> **Exercise requirements**
Restate, exactly and without pictures, the lines from the start of the listing below through the line holding "billion', 613, 20);".

> **Input**
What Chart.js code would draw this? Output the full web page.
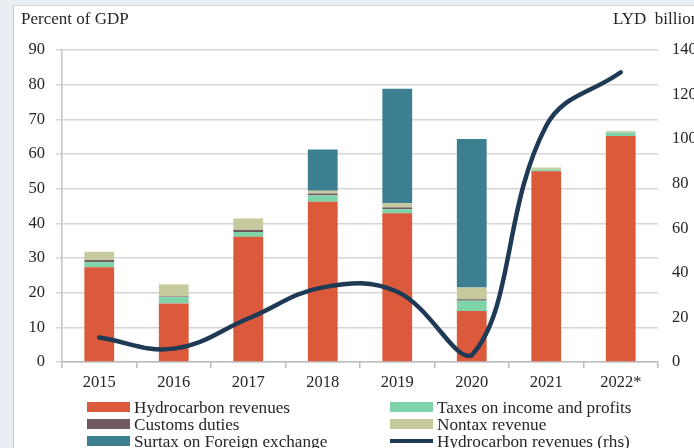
<!DOCTYPE html>
<html>
<head>
<meta charset="utf-8">
<script src="https://cdn.jsdelivr.net/npm/chart.js@4.4.1/dist/chart.umd.min.js"></script>
<style>
  html, body { margin: 0; padding: 0; width: 694px; height: 448px; overflow: hidden; background: #e8eef4; }
  #panel { position: absolute; left: 13px; top: 5px; width: 720px; height: 480px; background: #fff;
           border-left: 1px solid #c4c8cc; border-top: 1px solid #d4d8dc; }
  #wrap { position: absolute; left: 0; top: 0; width: 720px; height: 448px; }
</style>
</head>
<body>
<div id="panel"></div>
<div id="wrap"><canvas id="chart" width="720" height="448"></canvas></div>
<script>
// Government revenue, percent of GDP (stacked bars) and hydrocarbon revenue in LYD billion (line, rhs)
const years = ['2015', '2016', '2017', '2018', '2019', '2020', '2021', '2022*'];
const hydrocarbon = [27.3, 16.9, 36.1, 46.2, 42.9, 14.7, 55.0, 65.2];
const taxesIncome = [1.5, 1.8, 1.4, 1.9, 1.2, 3.0, 0.5, 1.0];
const customs = [0.6, 0.2, 0.6, 0.5, 0.5, 0.4, 0, 0];
const nontax = [2.4, 3.5, 3.3, 0.8, 1.2, 3.4, 0.6, 0.4];
const surtax = [0, 0, 0, 11.9, 33.0, 42.8, 0, 0];
const hydroLyd = [11, 6, 19.5, 33.5, 31.5, 3, 106, 130];
const leftTicks = [0, 10, 20, 30, 40, 50, 60, 70, 80, 90];
const rightTicks = [0, 20, 40, 60, 80, 100, 120, 140];

const FONT = '"Liberation Serif", "Times New Roman", serif';
const TEXT = '#262626';

function bar(label, data, color) {
    return { type: 'bar', label: label, data: data, backgroundColor: color, stack: 's', yAxisID: 'y',
             order: 1, barPercentage: 0.4, categoryPercentage: 1.0 };
}

// Titles above the axes and the two-column legend under the chart
const decor = {
    id: 'decor',
    afterDraw(chart) {
        const ctx = chart.ctx;
        ctx.save();
        ctx.fillStyle = TEXT;
        ctx.font = '17px ' + FONT;
        ctx.textBaseline = 'middle';
        ctx.textAlign = 'left';
        ctx.fillText('Percent of GDP', 21, 20);
        ctx.fillText('LYD  billion', 613, 20);

        const ds = chart.data.datasets;
        const slots = [
            [0, 87, 407], [2, 87, 424], [4, 87, 441],
            [1, 390, 407], [3, 390, 424], [5, 390, 441]
        ];
        ctx.font = '17.2px ' + FONT;
        slots.forEach(([i, x, y]) => {
            const d = ds[i];
            if (d.type === 'line') {
                ctx.strokeStyle = d.borderColor;
                ctx.lineWidth = 4;
                ctx.beginPath();
                ctx.moveTo(x, y);
                ctx.lineTo(x + 43, y);
                ctx.stroke();
            } else {
                ctx.fillStyle = d.backgroundColor;
                ctx.fillRect(x, y - 5, 43, 10);
            }
            ctx.fillStyle = TEXT;
            ctx.fillText(d.label, x + 47, y + 1);
        });
        ctx.restore();
    }
};

new Chart(document.getElementById('chart').getContext('2d'), {
    data: {
        labels: years,
        datasets: [
            bar('Hydrocarbon revenues', hydrocarbon, '#dc5a3c'),
            bar('Taxes on income and profits', taxesIncome, '#7fd3a8'),
            bar('Customs duties', customs, '#6e5a60'),
            bar('Nontax revenue', nontax, '#c6ca9c'),
            bar('Surtax on Foreign exchange', surtax, '#3b7f90'),
            {
                type: 'line', label: 'Hydrocarbon revenues (rhs)', data: hydroLyd, yAxisID: 'y1',
                borderColor: '#1e3a55', borderWidth: 4.5, pointRadius: 0, tension: 0.4,
                borderCapStyle: 'round', order: 0, fill: false
            }
        ]
    },
    options: {
        responsive: false,
        animation: false,
        layout: { padding: { left: 0, top: 50, right: 12, bottom: 56 } },
        plugins: { legend: { display: false }, tooltip: { enabled: false } },
        scales: {
            x: {
                stacked: true,
                afterFit(s) { s.height = 30; },
                grid: { offset: true, drawOnChartArea: false, color: '#bdbdbd', tickLength: 6, lineWidth: 1.5 },
                border: { color: '#bdbdbd', width: 1.5 },
                ticks: { color: TEXT, font: { family: FONT, size: 16.5 }, padding: 5 }
            },
            y: {
                stacked: true,
                min: 0, max: 90,
                afterFit(s) { s.width = 62; },
                afterBuildTicks(s) { s.ticks = leftTicks.map(v => ({ value: v })); },
                grid: { color: '#d6d6d6', lineWidth: 1.5, tickLength: 6 },
                border: { color: '#c4c4c4', width: 1.5 },
                ticks: { color: TEXT, font: { family: FONT, size: 16.5 }, padding: 11 }
            },
            y1: {
                position: 'right',
                min: 0, max: 140,
                afterFit(s) { s.width = 50; },
                afterBuildTicks(s) { s.ticks = rightTicks.map(v => ({ value: v })); },
                grid: { display: false },
                border: { display: false },
                ticks: { color: TEXT, font: { family: FONT, size: 16.5 }, padding: 6 }
            }
        }
    },
    plugins: [decor]
});
</script>
</body>
</html>
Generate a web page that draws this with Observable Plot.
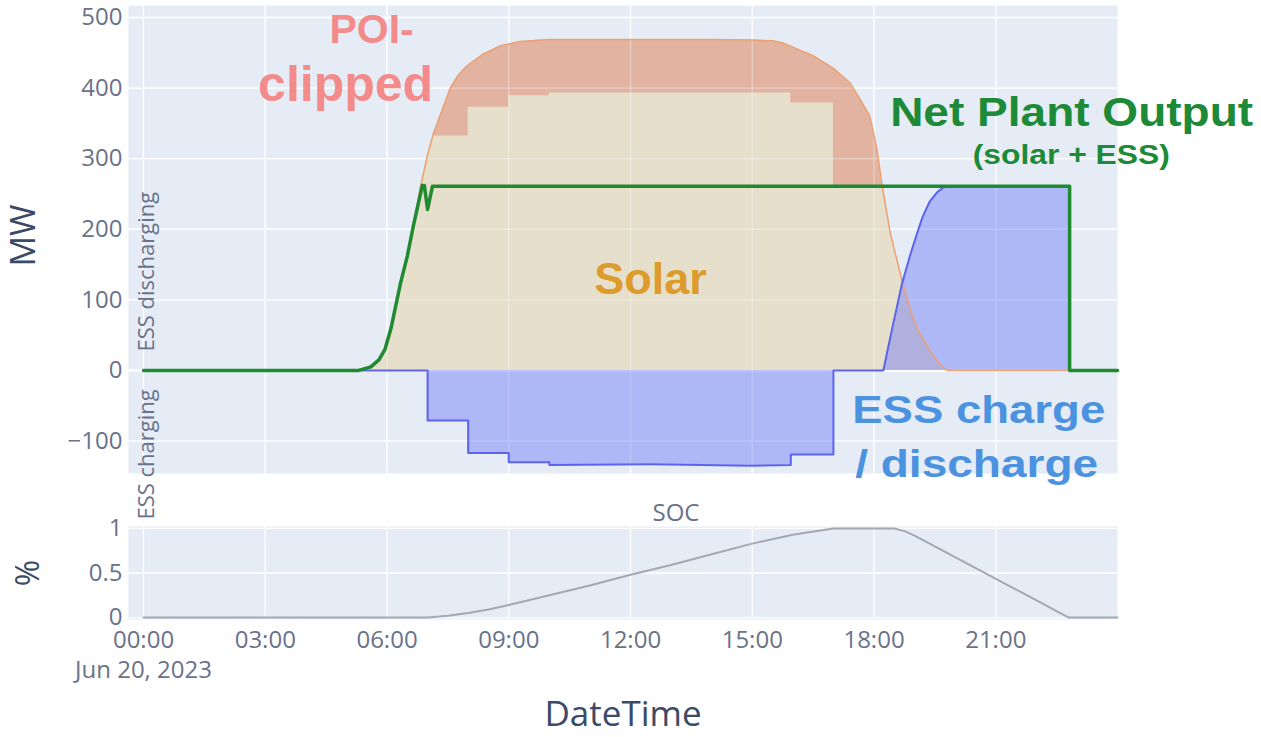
<!DOCTYPE html>
<html>
<head>
<meta charset="utf-8">
<script src="https://cdn.jsdelivr.net/npm/d3@7"></script>
<script src="https://cdn.jsdelivr.net/npm/@observablehq/plot@0.6"></script>
<style>
  html, body { margin: 0; padding: 0; background: #ffffff; }
  #chart { position: relative; width: 1261px; height: 737px; overflow: hidden; }
  #chart svg { position: absolute; left: 0; top: 0; }
</style>
</head>
<body>
<div id="chart"></div>
<script>
// ---------- data (hours after 2023-06-20 00:00 UTC) ----------
const solarHours = [0, 5.3, 5.6, 5.8, 5.95, 6.1, 6.33, 6.5, 6.65, 6.82, 7.0, 7.14, 7.32, 7.56, 7.75, 7.98, 8.37, 8.8, 9.29, 10, 12, 14, 15, 15.5, 15.76, 16.0, 16.5, 17.0, 17.4, 17.65, 17.9, 18.08, 18.2, 18.4, 18.69, 18.9, 19.1, 19.38, 19.6, 19.8, 24];
const solarMW    = [0, 0, 5, 15, 30, 60, 123, 162, 205, 259, 305, 335, 363, 400, 418, 432, 448, 460, 466, 469, 469, 469, 468, 467, 464, 458, 446, 428, 408, 385, 360, 311, 262, 195, 127, 85, 55, 28, 10, 0, 0];

const deliveredHours = [0, 5.3, 5.6, 5.8, 5.95, 6.1, 6.33, 6.5, 6.65, 6.82, 7.0, 7.12, 8.0, 8.0, 9.0, 9.0, 10.0, 10.0, 15.95, 15.95, 17.0, 17.0, 18.2, 18.4, 18.69, 18.9, 19.1, 19.38, 19.6, 19.8, 24];
const deliveredMW    = [0, 0, 5, 15, 30, 60, 123, 162, 205, 259, 305, 332, 332, 373, 373, 389, 389, 393, 393, 379, 379, 260, 260, 195, 127, 85, 55, 28, 10, 0, 0];

const essHours = [0, 7.0, 7.0, 8.0, 8.0, 9.0, 9.0, 10.0, 10.0, 12.5, 15.0, 15.95, 15.95, 17.0, 17.0, 18.23, 18.45, 18.69, 18.9, 19.06, 19.2, 19.38, 19.55, 19.7, 19.85, 22.82, 22.82, 24];
const essMW    = [0, 0, -71, -71, -117, -117, -130, -130, -134, -133, -135, -134, -119, -119, 0, 0, 60, 123, 165, 194, 218, 240, 252, 259, 261, 261, 0, 0];

const netHours = [0, 5.3, 5.6, 5.8, 5.95, 6.1, 6.33, 6.5, 6.65, 6.87, 6.92, 7.0, 7.12, 22.82, 22.82, 24];
const netMW    = [0, 0, 5, 15, 30, 60, 123, 162, 205, 262, 262, 228, 261, 261, 0, 0];

const socHours = [0, 7.0, 7.5, 8.0, 8.5, 9.0, 10, 11, 12, 13, 14, 15, 16, 17.0, 18.5, 18.75, 19.0, 22.8, 24];
const socValue = [0, 0, 0.02, 0.05, 0.09, 0.14, 0.25, 0.36, 0.48, 0.59, 0.71, 0.83, 0.93, 1.0, 1.0, 0.97, 0.92, 0, 0];

const xTickHours = [0, 3, 6, 9, 12, 15, 18, 21];
const yTicksMW = [-100, 0, 100, 200, 300, 400, 500];
const yTicksSOC = [0, 0.5, 1];
const dateLabel = "Jun 20, 2023";

// ---------- helpers ----------
const t = h => new Date(Date.UTC(2023, 5, 20) + h * 3600000);
const rows = (hours, vals) => hours.map((h, i) => ({time: t(h), value: vals[i]}));
const solar = rows(solarHours, solarMW);
const delivered = rows(deliveredHours, deliveredMW);
const ess = rows(essHours, essMW);
const net = rows(netHours, netMW);
const soc = rows(socHours, socValue);
const xTicks = xTickHours.map(t);
const xDomain = [t(-0.37), t(24)];

const BG = "#e5ecf6";
const TICK = "#69728a";
const TITLE = "#3b4a66";
const ANN = "Liberation Sans, Arial, sans-serif";
const baseStyle = {background: "transparent", fontFamily: "'Open Sans', sans-serif", fontSize: "24px", color: TICK, overflow: "visible"};

const topPlot = Plot.plot({
  width: 1261, height: 737,
  marginLeft: 128, marginRight: 144, marginTop: 5, marginBottom: 264,
  style: baseStyle,
  x: {type: "utc", domain: xDomain, axis: null},
  y: {domain: [-146, 517], ticks: yTicksMW, tickSize: 0, tickPadding: 6, label: null},
  marks: [
    Plot.frame({fill: BG, stroke: null}),
    Plot.ruleX(xTicks, {stroke: "white", strokeWidth: 1.3}),
    Plot.ruleY(yTicksMW, {stroke: "white", strokeWidth: 1.3}),
    Plot.ruleY([0], {stroke: "white", strokeWidth: 2.5}),
    Plot.areaY(solar, {x: "time", y1: 0, y2: "value", fill: "#e2b3a1"}),
    Plot.areaY(delivered, {x: "time", y1: 0, y2: "value", fill: "#e6dfcb"}),
    Plot.ruleX(xTicks, {stroke: "white", strokeOpacity: 0.35, strokeWidth: 1.3}),
    Plot.ruleY(yTicksMW, {stroke: "white", strokeOpacity: 0.35, strokeWidth: 1.3}),
    Plot.areaY(ess, {x: "time", y1: 0, y2: "value", fill: "#6470f5", fillOpacity: 0.42}),
    Plot.lineY(solar, {x: "time", y: "value", stroke: "#eda172", strokeWidth: 1.5}),
    Plot.lineY(ess, {x: "time", y: "value", stroke: "#5c64ee", strokeWidth: 2}),
    Plot.lineY(net, {x: "time", y: "value", stroke: "#1f8a30", strokeWidth: 3.5}),
    // side labels
    Plot.text(["ESS discharging"], {frameAnchor: "left", y: [140], dx: 18, rotate: -90, textAnchor: "middle", lineAnchor: "middle", fontSize: 22, fill: TICK}),
    Plot.text(["ESS charging"], {frameAnchor: "left", y: [-119], dx: 18, rotate: -90, textAnchor: "middle", lineAnchor: "middle", fontSize: 22, fill: TICK}),
    Plot.text(["MW"], {frameAnchor: "left", dx: -104, dy: -4, rotate: -90, textAnchor: "middle", lineAnchor: "middle", fontSize: 34, fill: TITLE}),
    // annotations
    Plot.text(["POI-"], {x: [t(5.62)], y: [463.6], textAnchor: "middle", lineAnchor: "bottom", fontSize: 41, fontWeight: "bold", fontFamily: ANN, fill: "#f38b8b"}),
    Plot.text(["clipped"], {x: [t(4.98)], y: [382], textAnchor: "middle", lineAnchor: "bottom", fontSize: 50, fontWeight: "bold", fontFamily: ANN, fill: "#f38b8b"}),
    Plot.text(["Solar"], {x: [t(12.49)], y: [109], textAnchor: "middle", lineAnchor: "bottom", fontSize: 45, fontWeight: "bold", fontFamily: ANN, fill: "#dc9b2a"}),
    Plot.text(["Net Plant Output"], {x: [t(22.87)], y: [347], textAnchor: "middle", lineAnchor: "bottom", fontSize: 40, fontWeight: "bold", fontFamily: ANN, fill: "#1c8a36"}),
    Plot.text(["(solar + ESS)"], {x: [t(22.86)], y: [293], textAnchor: "middle", lineAnchor: "bottom", fontSize: 27, fontWeight: "bold", fontFamily: ANN, fill: "#1c8a36"}),
    Plot.text(["ESS charge"], {x: [t(20.58)], y: [-75], textAnchor: "middle", lineAnchor: "bottom", fontSize: 39, fontWeight: "bold", fontFamily: ANN, fill: "#4b92e0"}),
    Plot.text(["/ discharge"], {x: [t(20.53)], y: [-151], textAnchor: "middle", lineAnchor: "bottom", fontSize: 38, fontWeight: "bold", fontFamily: ANN, fill: "#4b92e0"})
  ]
});

const bottomPlot = Plot.plot({
  width: 1261, height: 737,
  marginLeft: 128, marginRight: 144, marginTop: 526, marginBottom: 118,
  style: baseStyle,
  x: {type: "utc", domain: xDomain, ticks: xTicks, tickFormat: d3.utcFormat("%H:%M"), tickSize: 0, tickPadding: 11, label: null},
  y: {domain: [-0.022, 1.022], ticks: yTicksSOC, tickFormat: d => String(d), tickSize: 0, tickPadding: 6, label: null},
  marks: [
    Plot.frame({fill: BG, stroke: null}),
    Plot.ruleX(xTicks, {stroke: "white", strokeWidth: 1.3}),
    Plot.ruleY(yTicksSOC, {stroke: "white", strokeWidth: 1.3}),
    Plot.lineY(soc, {x: "time", y: "value", stroke: "#a4a8b2", strokeWidth: 2}),
    Plot.text([dateLabel], {x: [t(0)], frameAnchor: "bottom", dy: 58, textAnchor: "middle", lineAnchor: "bottom", fontSize: 24, fill: TICK}),
    Plot.text(["SOC"], {frameAnchor: "top", dx: 53, dy: -6, textAnchor: "middle", lineAnchor: "bottom", fontSize: 24, fill: TICK}),
    Plot.text(["%"], {frameAnchor: "left", dx: -100, rotate: -90, textAnchor: "middle", lineAnchor: "middle", fontSize: 32, fill: TITLE}),
    Plot.text(["DateTime"], {frameAnchor: "bottom", dy: 106, textAnchor: "middle", lineAnchor: "bottom", fontSize: 35, fill: TITLE})
  ]
});

const chart = document.getElementById("chart");
chart.appendChild(topPlot);
chart.appendChild(bottomPlot);

// annotation text in the reference is set wider than the plain font
const stretchWidths = {"Net Plant Output": 363, "(solar + ESS)": 197, "ESS charge": 253, "/ discharge": 243};
d3.select(topPlot).selectAll("text").each(function() {
  const w = stretchWidths[this.textContent];
  if (w) {
    this.setAttribute("textLength", w);
    this.setAttribute("lengthAdjust", "spacingAndGlyphs");
  }
});
</script>
</body>
</html>
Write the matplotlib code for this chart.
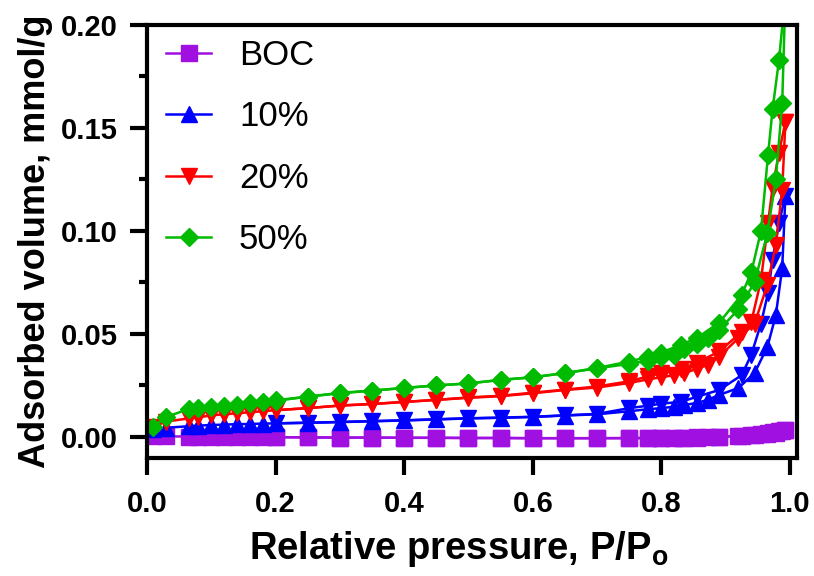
import matplotlib
matplotlib.use("Agg")
import matplotlib.pyplot as plt
from matplotlib.ticker import MultipleLocator

plt.rcParams['font.family'] = ['Liberation Sans', 'DejaVu Sans']
plt.rcParams['mathtext.fontset'] = 'custom'
plt.rcParams['mathtext.rm'] = 'Liberation Sans:bold'

# relative pressure, adsorption and desorption branches
p_ads = [0.01, 0.03, 0.065, 0.08, 0.10, 0.12, 0.14, 0.16, 0.18, 0.20, 0.25, 0.30,
         0.35, 0.40, 0.45, 0.50, 0.55, 0.60, 0.65, 0.70, 0.75, 0.78, 0.80, 0.82,
         0.835, 0.855, 0.872, 0.89, 0.92, 0.945, 0.965, 0.978, 0.988, 0.993]
p_des = [0.993, 0.983, 0.973, 0.966, 0.955, 0.94, 0.925, 0.89, 0.855, 0.83, 0.80,
         0.78, 0.75, 0.70, 0.65, 0.60, 0.55, 0.50, 0.45, 0.40, 0.35, 0.30, 0.25, 0.20]

boc_ads = [0.0005, 0.0003, 0.0002, 0.0002, 0.0001, 0.0, 0.0, 0.0, -0.0001, -0.0001,
           -0.0002, -0.0003, -0.0003, -0.0004, -0.0004, -0.0005, -0.0005, -0.0006,
           -0.0006, -0.0006, -0.0006, -0.0005, -0.0005, -0.0004, -0.0004, -0.0003,
           -0.0002, 0.0, 0.0005, 0.001, 0.0015, 0.002, 0.0028, 0.0034]
boc_des = [0.0034, 0.0028, 0.0022, 0.0018, 0.0014, 0.001, 0.0006, 0.0001, -0.0002,
           -0.0003, -0.0004, -0.0005, -0.0005, -0.0006, -0.0006, -0.0006, -0.0005,
           -0.0005, -0.0004, -0.0004, -0.0003, -0.0003, -0.0002, -0.0001]

s10_ads = [0.004, 0.0045, 0.0052, 0.0055, 0.0058, 0.006, 0.0062, 0.0063, 0.0065,
           0.0066, 0.0069, 0.0072, 0.0076, 0.008, 0.0085, 0.009, 0.0093, 0.0097,
           0.0104, 0.011, 0.0125, 0.0135, 0.014, 0.0147, 0.0155, 0.0165, 0.018,
           0.0204, 0.0238, 0.031, 0.0438, 0.059, 0.082, 0.117]
s10_des = [0.117, 0.104, 0.086, 0.07, 0.055, 0.04, 0.03, 0.0228, 0.0195, 0.017,
           0.0162, 0.0152, 0.014, 0.0112, 0.0105, 0.0098, 0.0094, 0.0091, 0.0086,
           0.0081, 0.0077, 0.0073, 0.0069, 0.0066]

s20_ads = [0.005, 0.0075, 0.009, 0.0095, 0.0105, 0.011, 0.0115, 0.012, 0.0125,
           0.013, 0.014, 0.0152, 0.016, 0.017, 0.018, 0.019, 0.0198, 0.0212, 0.0228,
           0.024, 0.0262, 0.028, 0.029, 0.030, 0.031, 0.033, 0.035, 0.039, 0.048,
           0.055, 0.074, 0.093, 0.12, 0.153]
s20_des = [0.153, 0.138, 0.121, 0.104, 0.076, 0.056, 0.051, 0.0415, 0.036, 0.0328,
           0.031, 0.0295, 0.027, 0.0245, 0.023, 0.0215, 0.020, 0.0192, 0.018, 0.017,
           0.016, 0.0153, 0.014, 0.013]

s50_ads = [0.005, 0.0097, 0.0136, 0.014, 0.0147, 0.015, 0.0155, 0.0163, 0.017,
           0.0175, 0.0196, 0.0212, 0.0225, 0.0238, 0.025, 0.026, 0.0277, 0.029,
           0.031, 0.0333, 0.0355, 0.037, 0.039, 0.040, 0.0425, 0.045, 0.048, 0.052,
           0.062, 0.075, 0.099, 0.125, 0.162, 0.215]
s50_des = [0.215, 0.183, 0.159, 0.137, 0.1, 0.08, 0.069, 0.0555, 0.048, 0.0447,
           0.041, 0.039, 0.0366, 0.0335, 0.031, 0.029, 0.0277, 0.026, 0.025, 0.0238,
           0.0225, 0.0214, 0.0196, 0.0178]

fig = plt.figure(figsize=(8.14, 5.76), dpi=100)
ax = fig.add_axes([0.1806, 0.2049, 0.7985, 0.7517])

purple = '#a010e0'
blue = '#0000ff'
red = '#ff0000'
green = '#00bb00'

ax.plot(p_ads, boc_ads, color=purple, marker='s', ms=12, lw=1.8, label='BOC')
ax.plot(p_des, boc_des, color=purple, marker='s', ms=12, lw=1.8)
ax.plot(p_ads, s10_ads, color=blue, marker='^', ms=12, lw=1.8, label='10%')
ax.plot(p_des, s10_des, color=blue, marker='v', ms=12, lw=1.8)
ax.plot(p_ads, s20_ads, color=red, marker='v', ms=12, lw=1.8, label='20%')
ax.plot(p_des, s20_des, color=red, marker='v', ms=12, lw=1.8)
ax.plot(p_ads, s50_ads, color=green, marker='D', ms=9.5, lw=1.8, label='50%')
ax.plot(p_des, s50_des, color=green, marker='D', ms=9.5, lw=1.8)

ax.set_xlim(0, 1.011)
ax.set_ylim(-0.0102, 0.20)
ax.set_xticks([0.0, 0.2, 0.4, 0.6, 0.8, 1.0])
ax.set_xticklabels(['0.0', '0.2', '0.4', '0.6', '0.8', '1.0'])
ax.set_yticks([0.0, 0.05, 0.10, 0.15, 0.20])
ax.set_yticklabels(['0.00', '0.05', '0.10', '0.15', '0.20'])
ax.yaxis.set_minor_locator(MultipleLocator(0.025))

for s in ax.spines.values():
    s.set_linewidth(3)
ax.tick_params(axis='both', which='major', width=3, length=12, labelsize=21)
ax.tick_params(axis='y', which='major', pad=9)
ax.tick_params(axis='x', which='major', pad=11)
ax.tick_params(axis='y', which='minor', width=3, length=6)
for lab in ax.get_xticklabels() + ax.get_yticklabels():
    lab.set_fontweight('bold')

ax.set_xlabel(r'Relative pressure, P/P$_\mathrm{o}$', fontsize=27.5, fontweight='bold')
ax.set_ylabel('Adsorbed volume, mmol/g', fontsize=26, fontweight='bold', labelpad=6)
ax.xaxis.set_label_coords(0.48, -0.165)

leg = ax.legend(loc='upper left', frameon=False, fontsize=25, labelspacing=0.82,
                handlelength=1.3, handletextpad=0.8, borderaxespad=0.2,
                borderpad=0.2, bbox_to_anchor=(0.008, 1.0))

fig.savefig('out.png', dpi=100)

> **Complete answer**
What Chart.js code would draw this? Output the full web page.
<!DOCTYPE html>
<html>
<head>
<meta charset="utf-8">
<script src="https://cdn.jsdelivr.net/npm/chart.js@4.4.1/dist/chart.umd.min.js"></script>
<style>
  html, body { margin: 0; padding: 0; width: 694px; height: 448px; overflow: hidden; background: #e8eef4; }
  #panel { position: absolute; left: 13px; top: 5px; width: 720px; height: 480px; background: #fff;
           border-left: 1px solid #c4c8cc; border-top: 1px solid #d4d8dc; }
  #wrap { position: absolute; left: 0; top: 0; width: 720px; height: 448px; }
</style>
</head>
<body>
<div id="panel"></div>
<div id="wrap"><canvas id="chart" width="720" height="448"></canvas></div>
<script>
// Government revenue, percent of GDP (stacked bars) and hydrocarbon revenue in LYD billion (line, rhs)
const years = ['2015', '2016', '2017', '2018', '2019', '2020', '2021', '2022*'];
const hydrocarbon = [27.3, 16.9, 36.1, 46.2, 42.9, 14.7, 55.0, 65.2];
const taxesIncome = [1.5, 1.8, 1.4, 1.9, 1.2, 3.0, 0.5, 1.0];
const customs = [0.6, 0.2, 0.6, 0.5, 0.5, 0.4, 0, 0];
const nontax = [2.4, 3.5, 3.3, 0.8, 1.2, 3.4, 0.6, 0.4];
const surtax = [0, 0, 0, 11.9, 33.0, 42.8, 0, 0];
const hydroLyd = [11, 6, 19.5, 33.5, 31.5, 3, 106, 130];
const leftTicks = [0, 10, 20, 30, 40, 50, 60, 70, 80, 90];
const rightTicks = [0, 20, 40, 60, 80, 100, 120, 140];

const FONT = '"Liberation Serif", "Times New Roman", serif';
const TEXT = '#262626';

function bar(label, data, color) {
    return { type: 'bar', label: label, data: data, backgroundColor: color, stack: 's', yAxisID: 'y',
             order: 1, barPercentage: 0.4, categoryPercentage: 1.0 };
}

// Titles above the axes and the two-column legend under the chart
const decor = {
    id: 'decor',
    afterDraw(chart) {
        const ctx = chart.ctx;
        ctx.save();
        ctx.fillStyle = TEXT;
        ctx.font = '17px ' + FONT;
        ctx.textBaseline = 'middle';
        ctx.textAlign = 'left';
        ctx.fillText('Percent of GDP', 21, 20);
        ctx.fillText('LYD  billion', 613, 20);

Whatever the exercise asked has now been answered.